WHAT IS BEING ASKED >>
Each line below should be retyped exactly, with no pictures.

DATA SECTION >>

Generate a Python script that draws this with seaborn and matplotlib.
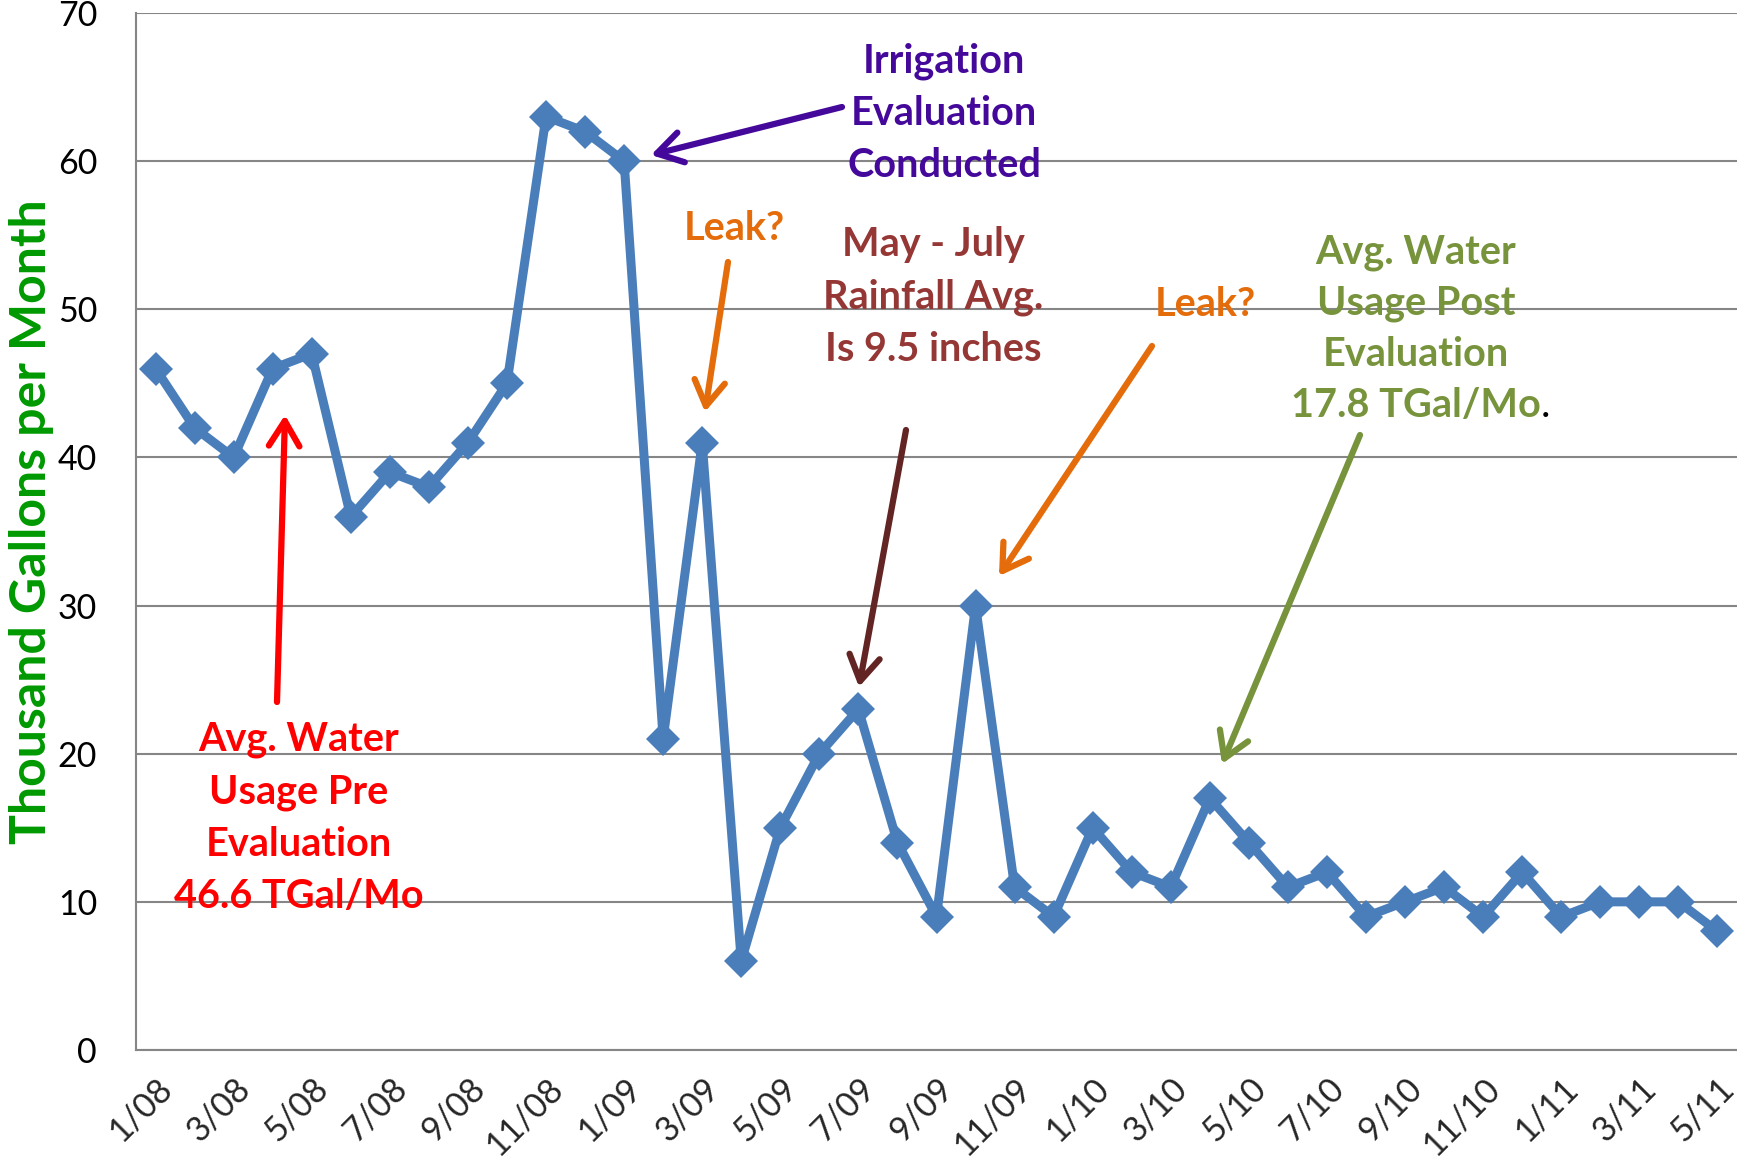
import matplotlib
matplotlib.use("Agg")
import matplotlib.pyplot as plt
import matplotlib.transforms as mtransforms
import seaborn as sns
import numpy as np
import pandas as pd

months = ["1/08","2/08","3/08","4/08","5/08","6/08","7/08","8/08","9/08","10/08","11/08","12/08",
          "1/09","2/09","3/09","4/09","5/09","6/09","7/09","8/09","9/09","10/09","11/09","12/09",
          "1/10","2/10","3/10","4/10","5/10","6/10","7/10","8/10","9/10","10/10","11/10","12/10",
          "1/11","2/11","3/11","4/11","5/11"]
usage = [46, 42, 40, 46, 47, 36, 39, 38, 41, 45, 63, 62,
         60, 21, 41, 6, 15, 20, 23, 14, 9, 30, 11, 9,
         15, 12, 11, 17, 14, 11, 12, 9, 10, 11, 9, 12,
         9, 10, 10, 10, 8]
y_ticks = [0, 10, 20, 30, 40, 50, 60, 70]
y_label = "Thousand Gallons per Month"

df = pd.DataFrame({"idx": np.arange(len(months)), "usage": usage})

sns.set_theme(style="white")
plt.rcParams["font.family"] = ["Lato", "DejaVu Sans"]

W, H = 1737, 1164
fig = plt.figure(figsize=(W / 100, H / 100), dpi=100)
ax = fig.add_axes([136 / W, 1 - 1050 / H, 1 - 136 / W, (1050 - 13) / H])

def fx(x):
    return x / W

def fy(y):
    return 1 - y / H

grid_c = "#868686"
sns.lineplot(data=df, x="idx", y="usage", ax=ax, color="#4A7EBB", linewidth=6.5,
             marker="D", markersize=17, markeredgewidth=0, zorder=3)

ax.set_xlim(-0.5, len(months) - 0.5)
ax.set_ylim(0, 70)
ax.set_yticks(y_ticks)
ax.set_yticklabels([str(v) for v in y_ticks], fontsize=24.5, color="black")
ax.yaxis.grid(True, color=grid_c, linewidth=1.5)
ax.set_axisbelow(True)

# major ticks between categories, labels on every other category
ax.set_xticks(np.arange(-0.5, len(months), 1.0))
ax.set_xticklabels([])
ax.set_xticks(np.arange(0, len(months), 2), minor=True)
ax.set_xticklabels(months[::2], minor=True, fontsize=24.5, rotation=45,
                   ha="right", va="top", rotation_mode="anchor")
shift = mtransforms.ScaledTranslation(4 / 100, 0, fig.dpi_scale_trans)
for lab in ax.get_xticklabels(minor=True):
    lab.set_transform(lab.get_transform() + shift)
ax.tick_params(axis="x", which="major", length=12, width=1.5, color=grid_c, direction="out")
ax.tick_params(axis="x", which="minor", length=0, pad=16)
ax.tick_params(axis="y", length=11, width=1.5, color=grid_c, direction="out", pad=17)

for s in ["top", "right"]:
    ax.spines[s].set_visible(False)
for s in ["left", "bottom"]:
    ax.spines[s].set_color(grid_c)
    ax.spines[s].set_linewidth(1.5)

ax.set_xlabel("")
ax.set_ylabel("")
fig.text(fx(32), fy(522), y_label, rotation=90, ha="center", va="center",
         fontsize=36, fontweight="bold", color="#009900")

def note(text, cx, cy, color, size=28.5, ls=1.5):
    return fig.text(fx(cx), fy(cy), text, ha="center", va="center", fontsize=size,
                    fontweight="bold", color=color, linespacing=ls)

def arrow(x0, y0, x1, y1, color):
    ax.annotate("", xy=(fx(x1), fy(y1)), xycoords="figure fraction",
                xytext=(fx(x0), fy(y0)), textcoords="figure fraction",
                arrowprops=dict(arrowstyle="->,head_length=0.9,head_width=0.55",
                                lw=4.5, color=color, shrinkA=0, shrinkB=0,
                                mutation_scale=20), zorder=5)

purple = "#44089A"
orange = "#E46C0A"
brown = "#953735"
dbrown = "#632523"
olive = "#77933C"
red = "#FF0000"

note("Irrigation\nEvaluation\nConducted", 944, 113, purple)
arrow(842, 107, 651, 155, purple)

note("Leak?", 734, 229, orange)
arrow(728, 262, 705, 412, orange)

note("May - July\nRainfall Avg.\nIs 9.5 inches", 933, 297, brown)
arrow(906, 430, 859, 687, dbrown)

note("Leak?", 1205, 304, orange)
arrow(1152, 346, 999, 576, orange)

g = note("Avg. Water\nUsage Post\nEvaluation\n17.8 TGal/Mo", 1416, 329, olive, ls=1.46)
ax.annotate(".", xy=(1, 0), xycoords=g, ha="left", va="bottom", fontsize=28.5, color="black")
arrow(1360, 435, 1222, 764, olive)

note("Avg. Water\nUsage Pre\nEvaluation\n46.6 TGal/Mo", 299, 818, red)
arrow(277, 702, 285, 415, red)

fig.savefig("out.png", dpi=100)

SOLVED EXERCISE >>
Generate a Python script that draws this with seaborn and matplotlib.
import matplotlib
matplotlib.use("Agg")
import matplotlib.pyplot as plt
import matplotlib.transforms as mtransforms
import seaborn as sns
import numpy as np
import pandas as pd

months = ["1/08","2/08","3/08","4/08","5/08","6/08","7/08","8/08","9/08","10/08","11/08","12/08",
          "1/09","2/09","3/09","4/09","5/09","6/09","7/09","8/09","9/09","10/09","11/09","12/09",
          "1/10","2/10","3/10","4/10","5/10","6/10","7/10","8/10","9/10","10/10","11/10","12/10",
          "1/11","2/11","3/11","4/11","5/11"]
usage = [46, 42, 40, 46, 47, 36, 39, 38, 41, 45, 63, 62,
         60, 21, 41, 6, 15, 20, 23, 14, 9, 30, 11, 9,
         15, 12, 11, 17, 14, 11, 12, 9, 10, 11, 9, 12,
         9, 10, 10, 10, 8]
y_ticks = [0, 10, 20, 30, 40, 50, 60, 70]
y_label = "Thousand Gallons per Month"

df = pd.DataFrame({"idx": np.arange(len(months)), "usage": usage})

sns.set_theme(style="white")
plt.rcParams["font.family"] = ["Lato", "DejaVu Sans"]

W, H = 1737, 1164
fig = plt.figure(figsize=(W / 100, H / 100), dpi=100)
ax = fig.add_axes([136 / W, 1 - 1050 / H, 1 - 136 / W, (1050 - 13) / H])

def fx(x):
    return x / W

def fy(y):
    return 1 - y / H

grid_c = "#868686"
sns.lineplot(data=df, x="idx", y="usage", ax=ax, color="#4A7EBB", linewidth=6.5,
             marker="D", markersize=17, markeredgewidth=0, zorder=3)

ax.set_xlim(-0.5, len(months) - 0.5)
ax.set_ylim(0, 70)
ax.set_yticks(y_ticks)
ax.set_yticklabels([str(v) for v in y_ticks], fontsize=24.5, color="black")
ax.yaxis.grid(True, color=grid_c, linewidth=1.5)
ax.set_axisbelow(True)

# major ticks between categories, labels on every other category
ax.set_xticks(np.arange(-0.5, len(months), 1.0))
ax.set_xticklabels([])
ax.set_xticks(np.arange(0, len(months), 2), minor=True)
ax.set_xticklabels(months[::2], minor=True, fontsize=24.5, rotation=45,
                   ha="right", va="top", rotation_mode="anchor")
shift = mtransforms.ScaledTranslation(4 / 100, 0, fig.dpi_scale_trans)
for lab in ax.get_xticklabels(minor=True):
    lab.set_transform(lab.get_transform() + shift)
ax.tick_params(axis="x", which="major", length=12, width=1.5, color=grid_c, direction="out")
ax.tick_params(axis="x", which="minor", length=0, pad=16)
ax.tick_params(axis="y", length=11, width=1.5, color=grid_c, direction="out", pad=17)

for s in ["top", "right"]:
    ax.spines[s].set_visible(False)
for s in ["left", "bottom"]:
    ax.spines[s].set_color(grid_c)
    ax.spines[s].set_linewidth(1.5)

ax.set_xlabel("")
ax.set_ylabel("")
fig.text(fx(32), fy(522), y_label, rotation=90, ha="center", va="center",
         fontsize=36, fontweight="bold", color="#009900")

def note(text, cx, cy, color, size=28.5, ls=1.5):
    return fig.text(fx(cx), fy(cy), text, ha="center", va="center", fontsize=size,
                    fontweight="bold", color=color, linespacing=ls)

def arrow(x0, y0, x1, y1, color):
    ax.annotate("", xy=(fx(x1), fy(y1)), xycoords="figure fraction",
                xytext=(fx(x0), fy(y0)), textcoords="figure fraction",
                arrowprops=dict(arrowstyle="->,head_length=0.9,head_width=0.55",
                                lw=4.5, color=color, shrinkA=0, shrinkB=0,
                                mutation_scale=20), zorder=5)

purple = "#44089A"
orange = "#E46C0A"
brown = "#953735"
dbrown = "#632523"
olive = "#77933C"
red = "#FF0000"

note("Irrigation\nEvaluation\nConducted", 944, 113, purple)
arrow(842, 107, 651, 155, purple)

note("Leak?", 734, 229, orange)
arrow(728, 262, 705, 412, orange)

note("May - July\nRainfall Avg.\nIs 9.5 inches", 933, 297, brown)
arrow(906, 430, 859, 687, dbrown)

note("Leak?", 1205, 304, orange)
arrow(1152, 346, 999, 576, orange)

g = note("Avg. Water\nUsage Post\nEvaluation\n17.8 TGal/Mo", 1416, 329, olive, ls=1.46)
ax.annotate(".", xy=(1, 0), xycoords=g, ha="left", va="bottom", fontsize=28.5, color="black")
arrow(1360, 435, 1222, 764, olive)

note("Avg. Water\nUsage Pre\nEvaluation\n46.6 TGal/Mo", 299, 818, red)
arrow(277, 702, 285, 415, red)

fig.savefig("out.png", dpi=100)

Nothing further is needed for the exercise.